For a scenario - Let's say I care about number reproducibility with respect to floating point. And also that I have a large HPC cluster with heterogenous host/CPU types. Some support AVX2, some support AVX-512. In a common scenario I will have tools like numpy linked against BLIS, and I will make a calculation like np.linalg.norm(A@B) as part of some regression test suite. What I would expect is that given a known A and B that each host in the cluster would be able to reproduce the same result. However, because BLIS will autodetect the CPU and use AVX2 in some cases and AVX512 in others there is no way to specify that I care more about number reproducibility than performance at runtime without recompiling and redistributing the code, dependencies, and libraries to all hosts. In a large batch-like HPC system you may see many workloads.
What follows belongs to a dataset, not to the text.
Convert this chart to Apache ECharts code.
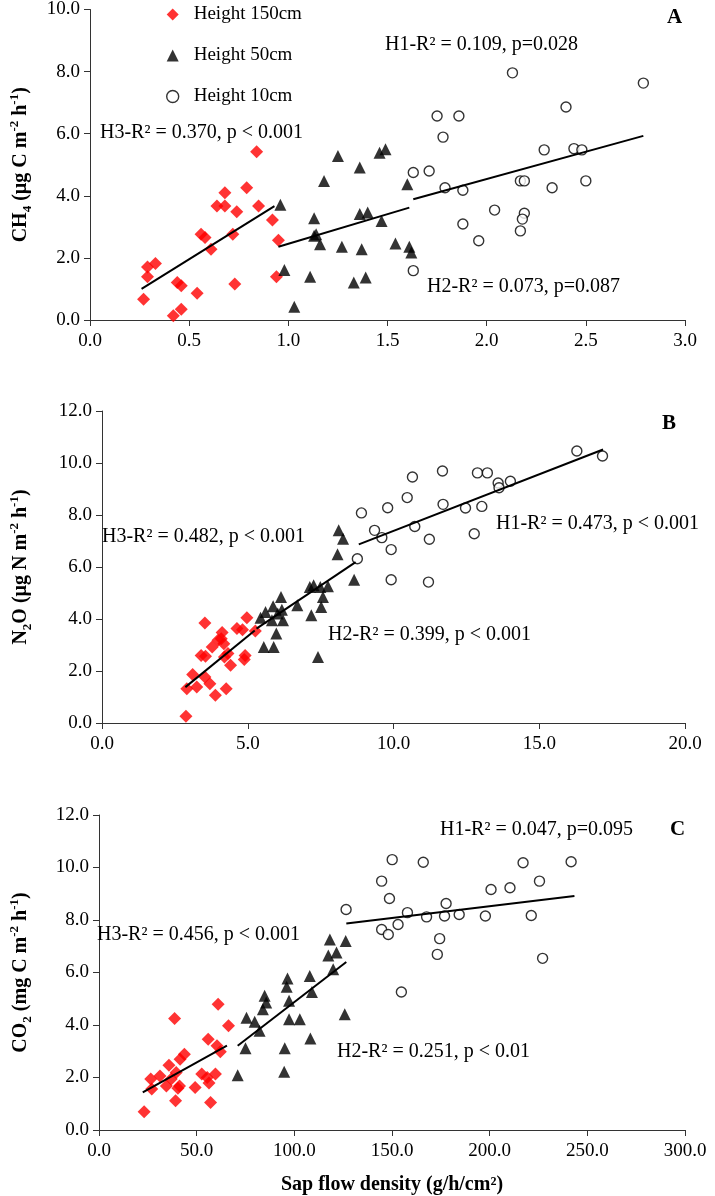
<!DOCTYPE html>
<html>
<head>
<meta charset="utf-8">
<script src="https://cdn.jsdelivr.net/npm/echarts@6.0.0/dist/echarts.min.js"></script>
<style>
  html, body { margin: 0; padding: 0; background: #fff; }
  #main { width: 715px; height: 1196px; }
</style>
</head>
<body>
<div id="main"></div>
<script>
// panel A: CH4 vs sap flow
var a150 = [[0.27,0.67],[0.29,1.39],[0.29,1.71],[0.33,1.82],[0.42,0.14],[0.44,1.21],[0.46,1.10],[0.46,0.35],[0.54,0.86],[0.56,2.76],[0.58,2.66],[0.61,2.28],[0.64,3.67],[0.68,4.10],[0.68,3.67],[0.72,2.76],[0.73,1.16],[0.74,3.49],[0.79,4.26],[0.84,5.42],[0.85,3.67],[0.92,3.22],[0.95,2.57],[0.94,1.39]];
var a50 = [[0.96,3.71],[0.98,1.61],[1.03,0.43],[1.11,1.39],[1.13,3.28],[1.13,2.71],[1.14,2.76],[1.16,2.44],[1.18,4.48],[1.25,5.28],[1.27,2.36],[1.33,1.21],[1.36,4.91],[1.36,3.41],[1.37,2.28],[1.39,1.37],[1.40,3.46],[1.47,3.19],[1.46,5.39],[1.49,5.50],[1.54,2.46],[1.60,4.37],[1.61,2.36],[1.62,2.17]];
var a10 = [[1.63,4.75],[1.71,4.80],[1.63,1.59],[1.75,6.57],[1.78,5.89],[1.79,4.26],[1.86,6.57],[1.88,4.18],[1.88,3.09],[1.96,2.55],[2.04,3.54],[2.13,7.96],[2.17,4.48],[2.19,4.48],[2.19,3.44],[2.18,3.25],[2.17,2.87],[2.29,5.48],[2.33,4.26],[2.40,6.86],[2.44,5.52],[2.48,5.48],[2.50,4.48],[2.79,7.63]];
var aFit150 = [[0.26,1.00],[0.93,3.67]];
var aFit50 = [[0.95,2.36],[1.61,3.62]];
var aFit10 = [[1.63,3.89],[2.79,5.93]];

// panel B: N2O
var b150 = [[2.88,0.26],[2.91,1.32],[3.11,1.87],[3.25,1.38],[3.40,2.60],[3.53,3.85],[3.55,2.57],[3.53,1.77],[3.70,1.51],[3.78,2.92],[3.89,1.07],[3.98,3.18],[4.09,3.24],[4.12,3.48],[4.18,3.05],[4.26,1.32],[4.32,2.67],[4.20,2.54],[4.41,2.22],[4.63,3.63],[4.82,3.59],[4.88,2.44],[4.91,2.60],[4.97,4.05],[5.26,3.54]];
var b50 = [[5.44,4.05],[5.55,2.92],[5.61,4.27],[5.83,3.95],[5.89,2.92],[5.87,4.49],[5.98,3.44],[6.03,4.21],[6.14,4.85],[6.17,4.36],[6.21,3.95],[6.70,4.53],[7.13,5.23],[7.26,5.30],[7.18,4.14],[7.41,2.54],[7.49,5.23],[7.52,4.46],[7.58,4.85],[7.75,5.26],[8.08,6.49],[8.12,7.41],[8.27,7.09],[8.65,5.51]];
var b10 = [[8.76,6.32],[8.90,8.08],[9.35,7.41],[9.60,7.13],[9.80,8.28],[9.92,6.67],[9.92,5.51],[10.47,8.67],[10.65,9.46],[10.73,7.56],[11.20,5.42],[11.23,7.07],[11.68,9.69],[11.70,8.41],[12.47,8.27],[12.77,7.28],[12.88,9.62],[13.22,9.62],[13.03,8.33],[13.59,9.23],[13.62,9.05],[14.01,9.30],[16.29,10.46],[17.17,10.27]];
var bFit150 = [[2.86,1.38],[5.24,3.56]];
var bFit50 = [[5.30,3.63],[8.70,6.19]];
var bFit10 = [[8.81,6.87],[17.19,10.52]];

// panel C: CO2
var c150 = [[23.1,0.70],[26.5,1.94],[27.0,1.56],[31.2,2.06],[34.5,1.68],[35.8,2.47],[37.0,1.94],[38.7,4.25],[39.2,1.11],[39.5,2.19],[40.4,1.59],[41.5,2.70],[41.2,1.68],[43.7,2.89],[49.2,1.62],[52.6,2.13],[55.4,2.00],[55.9,3.46],[56.3,1.79],[57.1,1.05],[59.6,2.13],[60.4,3.21],[61.0,4.79],[62.1,2.98],[66.3,3.97]];
var c50 = [[71.0,2.09],[75.0,3.11],[75.5,4.28],[79.7,4.12],[82.2,3.78],[83.9,4.60],[84.8,5.11],[85.6,4.86],[94.8,2.22],[95.1,3.11],[96.5,5.77],[96.1,5.46],[97.3,4.92],[97.3,4.22],[102.8,4.22],[108.2,3.49],[107.9,5.87],[109.0,5.26],[117.4,6.65],[118.2,7.26],[119.9,6.12],[121.6,6.76],[125.8,4.41],[126.3,7.20]];
var c10 = [[126.5,8.40],[144.7,9.48],[150.1,10.30],[148.7,8.82],[144.7,7.64],[148.1,7.45],[153.1,7.83],[154.8,5.26],[157.9,8.28],[166.0,10.20],[167.7,8.12],[174.4,7.29],[173.2,6.69],[176.9,8.15],[177.7,8.63],[184.4,8.21],[197.8,8.15],[200.7,9.16],[210.4,9.23],[217.1,10.18],[221.3,8.17],[225.5,9.48],[227.1,6.54],[241.7,10.22]];
var cFit150 = [[22.4,1.43],[65.5,3.21]];
var cFit50 = [[71.0,3.21],[126.6,6.40]];
var cFit10 = [[126.6,7.87],[243.4,8.91]];

var groups = ['Height 150cm', 'Height 50cm', 'Height 10cm'];

var FONT = '"Liberation Serif", "Times New Roman", serif';
var axisCol = '#333';

var styles = [
  { symbol: 'diamond', symbolSize: 13, itemStyle: { color: '#ff0000' } },
  { symbol: 'triangle', symbolSize: 12, itemStyle: { color: '#000' } },
  { symbol: 'circle', symbolSize: 10, itemStyle: { color: '#fff', borderColor: '#000', borderWidth: 1.4 } }
];

var richY = {
  b: { fontFamily: FONT, fontWeight: 'bold', fontSize: 20, lineHeight: 26, color: '#000' },
  sub: { fontFamily: FONT, fontWeight: 'bold', fontSize: 13, lineHeight: 26, verticalAlign: 'bottom', color: '#000' },
  sup: { fontFamily: FONT, fontWeight: 'bold', fontSize: 13, lineHeight: 26, verticalAlign: 'top', color: '#000' }
};

function xAx(i, max, step, extra) {
  var ax = {
    gridIndex: i, type: 'value', min: 0, max: max, interval: step,
    splitLine: { show: false },
    axisLine: { onZero: false, lineStyle: { color: axisCol, width: 1 } },
    axisTick: { inside: false, length: 6, lineStyle: { color: axisCol } },
    axisLabel: { fontFamily: FONT, fontSize: 19, color: '#000', margin: 12,
      formatter: function (v) { return v.toFixed(1); } }
  };
  return Object.assign(ax, extra || {});
}
function yAx(i, max, name, gap) {
  return {
    gridIndex: i, type: 'value', min: 0, max: max, interval: 2,
    splitLine: { show: false },
    axisLine: { show: true, lineStyle: { color: axisCol, width: 1 } },
    axisTick: { show: true, length: 6, lineStyle: { color: axisCol } },
    axisLabel: { fontFamily: FONT, fontSize: 19, color: '#000', margin: 10,
      formatter: function (v) { return v.toFixed(1); } },
    name: name, nameLocation: 'middle', nameRotate: 90, nameGap: gap,
    nameTextStyle: { rich: richY }
  };
}

var panels = [
  [a150, a50, a10, aFit150, aFit50, aFit10],
  [b150, b50, b10, bFit150, bFit50, bFit10],
  [c150, c50, c10, cFit150, cFit50, cFit10]
];

var series = [];
panels.forEach(function (p, gi) {
  for (var k = 0; k < 3; k++) {
    series.push(Object.assign({
      name: groups[k], type: 'scatter', xAxisIndex: gi, yAxisIndex: gi, data: p[k], z: 2
    }, styles[k]));
    series.push({
      name: 'fit' + gi + k, type: 'line', xAxisIndex: gi, yAxisIndex: gi, data: p[k + 3],
      symbol: 'none', lineStyle: { color: '#000', width: 2 }, z: 3, silent: true
    });
  }
});

function note(text, x, y, bold, size) {
  return {
    type: 'text', x: x, y: y, z: 10,
    style: { text: text, font: (bold ? 'bold ' : '') + (size || 20) + 'px ' + FONT,
      fill: '#000', verticalAlign: 'middle', align: 'left' }
  };
}

var chart = echarts.init(document.getElementById('main'));
chart.setOption({
  animation: false,
  backgroundColor: '#fff',
  grid: [
    { left: 90, right: 30, top: 8, height: 312 },
    { left: 92, right: 30, top: 411, height: 312 },
    { left: 88, right: 30, top: 815, height: 316 }
  ],
  xAxis: [
    xAx(0, 3, 0.5),
    xAx(1, 20, 5),
    xAx(2, 300, 50, {
      name: 'Sap flow density (g/h/cm²)', nameLocation: 'middle', nameGap: 45,
      nameTextStyle: { fontFamily: FONT, fontWeight: 'bold', fontSize: 20, color: '#000' }
    })
  ],
  yAxis: [
    yAx(0, 10, '{b|CH}{sub|4}{b| (µg C m}{sup|-2}{b| h}{sup|-1}{b|)}', 56),
    yAx(1, 12, '{b|N}{sub|2}{b|O (µg N m}{sup|-2}{b| h}{sup|-1}{b|)}', 68),
    yAx(2, 12, '{b|CO}{sub|2}{b| (mg C m}{sup|-2}{b| h}{sup|-1}{b|)}', 65)
  ],
  legend: {
    orient: 'vertical', left: 161, top: 0, itemGap: 22, itemWidth: 12, itemHeight: 12,
    textStyle: { fontFamily: FONT, fontSize: 19, color: '#000', padding: [0, 0, 0, 10] },
    data: [
      { name: groups[0], icon: 'diamond', itemStyle: { color: '#ff0000' } },
      { name: groups[1], icon: 'triangle', itemStyle: { color: '#000' } },
      { name: groups[2], icon: 'circle', itemStyle: { color: '#fff', borderColor: '#000', borderWidth: 1.4 } }
    ]
  },
  graphic: [
    note('H3-R² = 0.370, p < 0.001', 100, 133),
    note('H1-R² = 0.109, p=0.028', 385, 45),
    note('H2-R² = 0.073, p=0.087', 427, 287),
    note('A', 667, 18, true, 21),
    note('H3-R² = 0.482, p < 0.001', 102, 537),
    note('H1-R² = 0.473, p < 0.001', 496, 524),
    note('H2-R² = 0.399, p < 0.001', 328, 635),
    note('B', 662, 424, true, 21),
    note('H3-R² = 0.456, p < 0.001', 97, 935),
    note('H1-R² = 0.047, p=0.095', 440, 830),
    note('H2-R² = 0.251, p < 0.01', 337, 1052),
    note('C', 670, 830, true, 21)
  ],
  series: series
});
</script>
</body>
</html>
Some will desire absolute performance, and will want AVX-512 others will require reproducibility and only require the lowest common instruction set. For folks who care about floating point reproducibility this is fairly important. As was once told to me "diff is a wonderful debugging tool".
Oh, I didn't not see that it's reproducibility that is the main issue. I think this feature should be relatively easy to add, but i can't hazard a guess on a timeline. Do note that, for a reproducible answer, you will also need to run with the same number of threads on each machine.
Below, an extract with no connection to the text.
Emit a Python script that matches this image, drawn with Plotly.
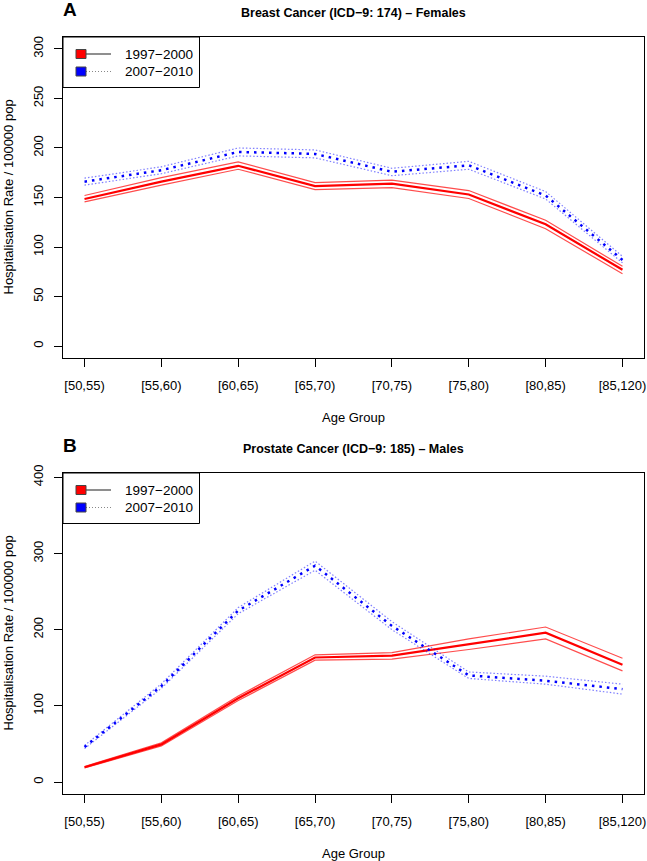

Do note that, for a reproducible answer, you will also need to run with the same number of threads on each machine.
Indeed. The thread count is very important for reproducibility. In many cases where reproducibility is required the BLAS functions are often run single threaded to simplify things; e.g. BLIS_NUM_THREADS=1 BLIS_JC_NT=1 BLIS_IC_NT=1 BLIS_JR_NT=1 BLIS_IR_NT=1
@decandia50 I've added support for observing the BLIS_ARCH_TYPE environment variable to manually override the automatic subconfiguration selection mechanism. (See commit 2a0682f.) Please note that it must be set to (1) an arch_t id value within the defined range, 0 to BLIS_NUM_ARCHS-1, as defined in frame/include/bli_type_defs.h (note that these enum values may change in future commits!), and (2) an arch_t id value that corresponds to a subconfiguration that is actually compiled into the library to which the executable was linked. If either condition is not met, BLIS will abort with an error message.
Note that you can still use BLIS_ARCH_DEBUG to confirm the subconfiguration selected, whether it is configure-determined, automatic at runtime, or manually overriden.
Hopefully this feature, as implemented, is satisfactory for your purposes. Please test it out and pass along your feedback.
I appreciate the detail you included in your initial issue post and follow-up messages. Ultimately, this is what caught my attention and prompted me to spend part of my weekend on this. Happy early Hanukkah/Christmas/Festivus/birthday/whatever. :)
Also #351 was merged, so you can update
https://github.com/flame/blis/blob/2d8ec164e7ae4f0c461c27309dc1f5d1966eb003/frame/base/bli_arch.c#L78
Thanks for this reminder. I folded that change into 2a0682f.